WORK INSTRUCTIONS: Reproduce all the lines exactly as they stand, apart from the pictures.

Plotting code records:
+++

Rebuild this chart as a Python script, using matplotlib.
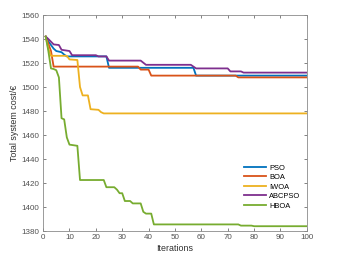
import numpy as np
import matplotlib.pyplot as plt

plt.rcParams['font.family'] = ['Liberation Sans', 'DejaVu Sans']

# convergence curves (iteration, total cost)
pso_it = [1, 2, 4, 5, 7, 8, 9, 24, 25, 57, 58, 100]
pso_val = [1542, 1538, 1532, 1530, 1529, 1527, 1525.5, 1525.5, 1516, 1516, 1509.5, 1509.5]

boa_it = [1, 2, 3, 4, 36, 37, 40, 41, 73, 74, 100]
boa_val = [1542, 1536, 1530, 1517, 1517, 1514.5, 1514.5, 1509.5, 1509.5, 1508, 1508]

iwoa_it = [1, 2, 3, 9, 10, 13, 14, 15, 17, 18, 21, 22, 23, 100]
iwoa_val = [1542, 1532, 1526, 1526, 1523, 1522.5, 1500, 1493, 1493, 1481.5, 1481, 1479, 1478, 1478]

abc_it = [1, 2, 4, 6, 7, 10, 11, 20, 21, 24, 25, 37, 39, 56, 58, 70, 71, 75, 76, 100]
abc_val = [1542, 1540, 1535.5, 1535, 1531, 1530, 1526.5, 1526.5, 1525.5, 1525.5, 1522, 1522,
           1518.5, 1518.5, 1515.5, 1515.5, 1513, 1513, 1512, 1512]

hboa_it = [1, 2, 3, 4, 5, 6, 7, 8, 9, 10, 13, 14, 23, 24, 27, 28, 29, 30, 31, 33, 34,
           37, 38, 39, 41, 42, 74, 75, 79, 80, 100]
hboa_val = [1542, 1530, 1515.5, 1515, 1514, 1508, 1474, 1473, 1458, 1452, 1451, 1422.5, 1422.5,
            1416.5, 1416.5, 1414.5, 1411.5, 1411.5, 1405, 1405, 1403, 1403, 1396, 1394.5, 1394.5,
            1385.5, 1385.5, 1384.5, 1384.5, 1384, 1384]

names = ['PSO', 'BOA', 'IWOA', 'ABCPSO', 'HBOA']
colors = ['#0072BD', '#D95319', '#EDB120', '#7E2F8E', '#77AC30']
curves = [(pso_it, pso_val), (boa_it, boa_val), (iwoa_it, iwoa_val),
          (abc_it, abc_val), (hboa_it, hboa_val)]

fig = plt.figure(figsize=(3.56, 2.68), dpi=100)
ax = fig.add_axes([0.121, 0.138, 0.741, 0.806])

for (xs, ys), name, c in zip(curves, names, colors):
    ax.plot(xs, ys, color=c, lw=1.3, label=name)

ax.set_xlim(0, 100)
ax.set_ylim(1380, 1560)
ax.set_xticks(np.arange(0, 101, 10))
ax.set_yticks(np.arange(1380, 1561, 20))
ax.tick_params(direction='in', length=2.5, width=0.5, labelsize=5.8,
               colors='#505050', top=True, right=True, pad=2.5)
for s in ax.spines.values():
    s.set_color('#8a8a8a')
    s.set_linewidth(0.6)

ax.set_xlabel('Iterations', fontsize=6.4, color='#303030', labelpad=2)
ax.set_ylabel('Total system cost/€', fontsize=6.4, color='#303030', labelpad=2)

ax.legend(loc='lower right', bbox_to_anchor=(0.995, 0.075), frameon=False,
          fontsize=5.4, handlelength=3.0, handletextpad=0.35, labelspacing=0.3,
          borderpad=0.2)

fig.savefig('out.png', dpi=100)
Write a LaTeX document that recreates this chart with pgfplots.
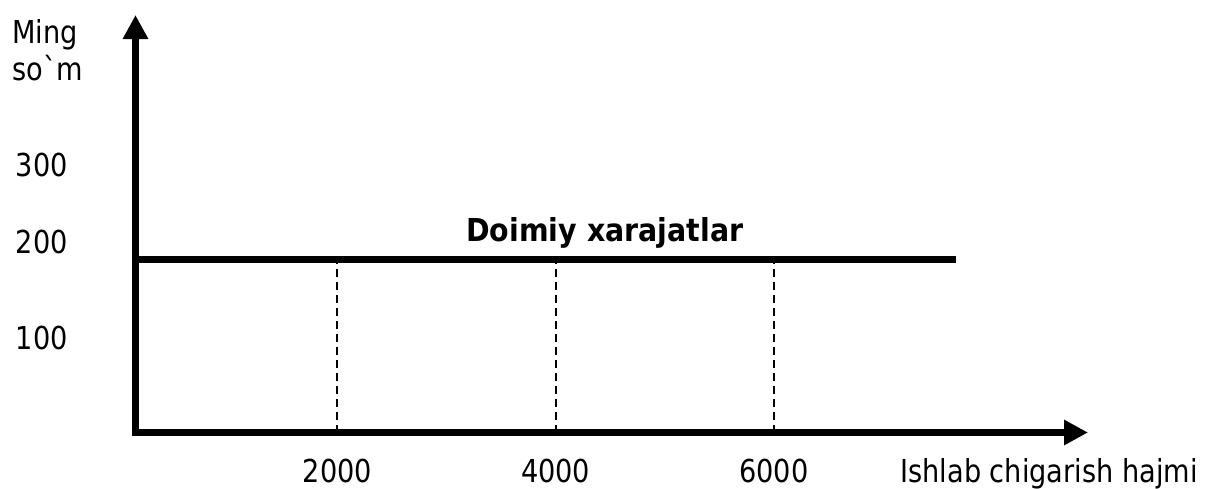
\documentclass[border=0pt]{standalone}
\usepackage{fontspec}
\setmainfont{DejaVu Sans}[FakeStretch=0.86, Ligatures=TeXOff, BoldFeatures={FakeStretch=0.9}]
\usepackage{pgfplots}
\pgfplotsset{compat=1.18}
\usetikzlibrary{arrows.meta}
\newcommand{\lblfont}{\fontsize{15.8}{18.5}\selectfont}
\begin{document}
\begin{tikzpicture}
\begin{axis}[
  scale only axis,
  width=476.25pt, height=208.75pt,
  xmin=150, xmax=8878, ymin=0, ymax=483,
  enlargelimits=false,
  clip=false,
  axis lines=left,
  axis line style={line width=3.5pt, line cap=rect},
  every outer x axis line/.append style={-{Triangle[length=12pt,width=12pt]}},
  every outer y axis line/.append style={-{Triangle[length=12pt,width=12pt]}},
  major tick length=0pt,
  xtick={2000,4000,6000},
  ytick={100,300},
  extra y ticks={200},
  extra y tick style={yticklabel style={yshift=4.75pt}},
  /pgf/number format/assume math mode=true,
  /pgf/number format/1000 sep={},
  tick label style={font=\lblfont, inner sep=0pt},
  xticklabel style={anchor=base, yshift=-24.75pt},
  yticklabel style={anchor=base east, xshift=-33.75pt, yshift=-1.5pt},
  xlabel={Ishlab chigarish hajmi},
  ylabel={Ming\\so`m},
  every axis x label/.style={at={(axis description cs:0,0)}, anchor=base west, xshift=382.25pt, yshift=-24.75pt, font=\lblfont, inner sep=0pt},
  every axis y label/.style={at={(axis description cs:0,1)}, anchor=north west, align=left, xshift=-61.75pt, yshift=-2pt, font=\lblfont, inner sep=0pt},
]
\addplot[ycomb, black, line width=0.9pt, dash pattern=on 4pt off 2.5pt, no marks] coordinates {(2000,200) (4000,200) (6000,200)};
\addplot[black, line width=3.2pt, no marks] coordinates {(150,200) (7668,200)};
\node[font=\bfseries\lblfont, anchor=base, inner sep=0pt] at (axis cs:4450,221) {Doimiy xarajatlar};
\end{axis}
\pgfresetboundingbox
\path (-67.75pt,-27.75pt) rectangle (537.75pt,216.25pt);
\end{tikzpicture}
\end{document}
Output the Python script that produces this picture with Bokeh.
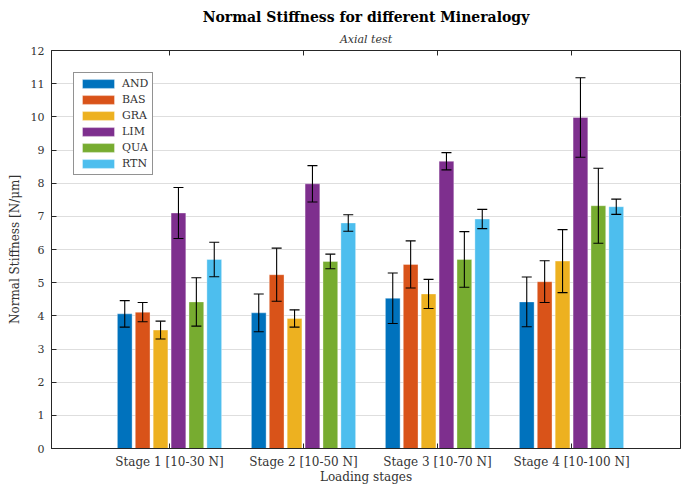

+++

TASK ANSWER:
Rebuild this chart as a Python script, using matplotlib.
import numpy as np
import matplotlib.pyplot as plt

plt.rcParams['font.family'] = ['Liberation Sans', 'DejaVu Sans']

# convergence curves (iteration, total cost)
pso_it = [1, 2, 4, 5, 7, 8, 9, 24, 25, 57, 58, 100]
pso_val = [1542, 1538, 1532, 1530, 1529, 1527, 1525.5, 1525.5, 1516, 1516, 1509.5, 1509.5]

boa_it = [1, 2, 3, 4, 36, 37, 40, 41, 73, 74, 100]
boa_val = [1542, 1536, 1530, 1517, 1517, 1514.5, 1514.5, 1509.5, 1509.5, 1508, 1508]

iwoa_it = [1, 2, 3, 9, 10, 13, 14, 15, 17, 18, 21, 22, 23, 100]
iwoa_val = [1542, 1532, 1526, 1526, 1523, 1522.5, 1500, 1493, 1493, 1481.5, 1481, 1479, 1478, 1478]

abc_it = [1, 2, 4, 6, 7, 10, 11, 20, 21, 24, 25, 37, 39, 56, 58, 70, 71, 75, 76, 100]
abc_val = [1542, 1540, 1535.5, 1535, 1531, 1530, 1526.5, 1526.5, 1525.5, 1525.5, 1522, 1522,
           1518.5, 1518.5, 1515.5, 1515.5, 1513, 1513, 1512, 1512]

hboa_it = [1, 2, 3, 4, 5, 6, 7, 8, 9, 10, 13, 14, 23, 24, 27, 28, 29, 30, 31, 33, 34,
           37, 38, 39, 41, 42, 74, 75, 79, 80, 100]
hboa_val = [1542, 1530, 1515.5, 1515, 1514, 1508, 1474, 1473, 1458, 1452, 1451, 1422.5, 1422.5,
            1416.5, 1416.5, 1414.5, 1411.5, 1411.5, 1405, 1405, 1403, 1403, 1396, 1394.5, 1394.5,
            1385.5, 1385.5, 1384.5, 1384.5, 1384, 1384]

names = ['PSO', 'BOA', 'IWOA', 'ABCPSO', 'HBOA']
colors = ['#0072BD', '#D95319', '#EDB120', '#7E2F8E', '#77AC30']
curves = [(pso_it, pso_val), (boa_it, boa_val), (iwoa_it, iwoa_val),
          (abc_it, abc_val), (hboa_it, hboa_val)]

fig = plt.figure(figsize=(3.56, 2.68), dpi=100)
ax = fig.add_axes([0.121, 0.138, 0.741, 0.806])

for (xs, ys), name, c in zip(curves, names, colors):
    ax.plot(xs, ys, color=c, lw=1.3, label=name)

ax.set_xlim(0, 100)
ax.set_ylim(1380, 1560)
ax.set_xticks(np.arange(0, 101, 10))
ax.set_yticks(np.arange(1380, 1561, 20))
ax.tick_params(direction='in', length=2.5, width=0.5, labelsize=5.8,
               colors='#505050', top=True, right=True, pad=2.5)
for s in ax.spines.values():
    s.set_color('#8a8a8a')
    s.set_linewidth(0.6)

ax.set_xlabel('Iterations', fontsize=6.4, color='#303030', labelpad=2)
ax.set_ylabel('Total system cost/€', fontsize=6.4, color='#303030', labelpad=2)

ax.legend(loc='lower right', bbox_to_anchor=(0.995, 0.075), frameon=False,
          fontsize=5.4, handlelength=3.0, handletextpad=0.35, labelspacing=0.3,
          borderpad=0.2)

fig.savefig('out.png', dpi=100)
Write a LaTeX document that recreates this chart with pgfplots.
\documentclass[border=0pt]{standalone}
\usepackage{fontspec}
\setmainfont{DejaVu Sans}[FakeStretch=0.86, Ligatures=TeXOff, BoldFeatures={FakeStretch=0.9}]
\usepackage{pgfplots}
\pgfplotsset{compat=1.18}
\usetikzlibrary{arrows.meta}
\newcommand{\lblfont}{\fontsize{15.8}{18.5}\selectfont}
\begin{document}
\begin{tikzpicture}
\begin{axis}[
  scale only axis,
  width=476.25pt, height=208.75pt,
  xmin=150, xmax=8878, ymin=0, ymax=483,
  enlargelimits=false,
  clip=false,
  axis lines=left,
  axis line style={line width=3.5pt, line cap=rect},
  every outer x axis line/.append style={-{Triangle[length=12pt,width=12pt]}},
  every outer y axis line/.append style={-{Triangle[length=12pt,width=12pt]}},
  major tick length=0pt,
  xtick={2000,4000,6000},
  ytick={100,300},
  extra y ticks={200},
  extra y tick style={yticklabel style={yshift=4.75pt}},
  /pgf/number format/assume math mode=true,
  /pgf/number format/1000 sep={},
  tick label style={font=\lblfont, inner sep=0pt},
  xticklabel style={anchor=base, yshift=-24.75pt},
  yticklabel style={anchor=base east, xshift=-33.75pt, yshift=-1.5pt},
  xlabel={Ishlab chigarish hajmi},
  ylabel={Ming\\so`m},
  every axis x label/.style={at={(axis description cs:0,0)}, anchor=base west, xshift=382.25pt, yshift=-24.75pt, font=\lblfont, inner sep=0pt},
  every axis y label/.style={at={(axis description cs:0,1)}, anchor=north west, align=left, xshift=-61.75pt, yshift=-2pt, font=\lblfont, inner sep=0pt},
]
\addplot[ycomb, black, line width=0.9pt, dash pattern=on 4pt off 2.5pt, no marks] coordinates {(2000,200) (4000,200) (6000,200)};
\addplot[black, line width=3.2pt, no marks] coordinates {(150,200) (7668,200)};
\node[font=\bfseries\lblfont, anchor=base, inner sep=0pt] at (axis cs:4450,221) {Doimiy xarajatlar};
\end{axis}
\pgfresetboundingbox
\path (-67.75pt,-27.75pt) rectangle (537.75pt,216.25pt);
\end{tikzpicture}
\end{document}
Output the Python script that produces this picture with Bokeh.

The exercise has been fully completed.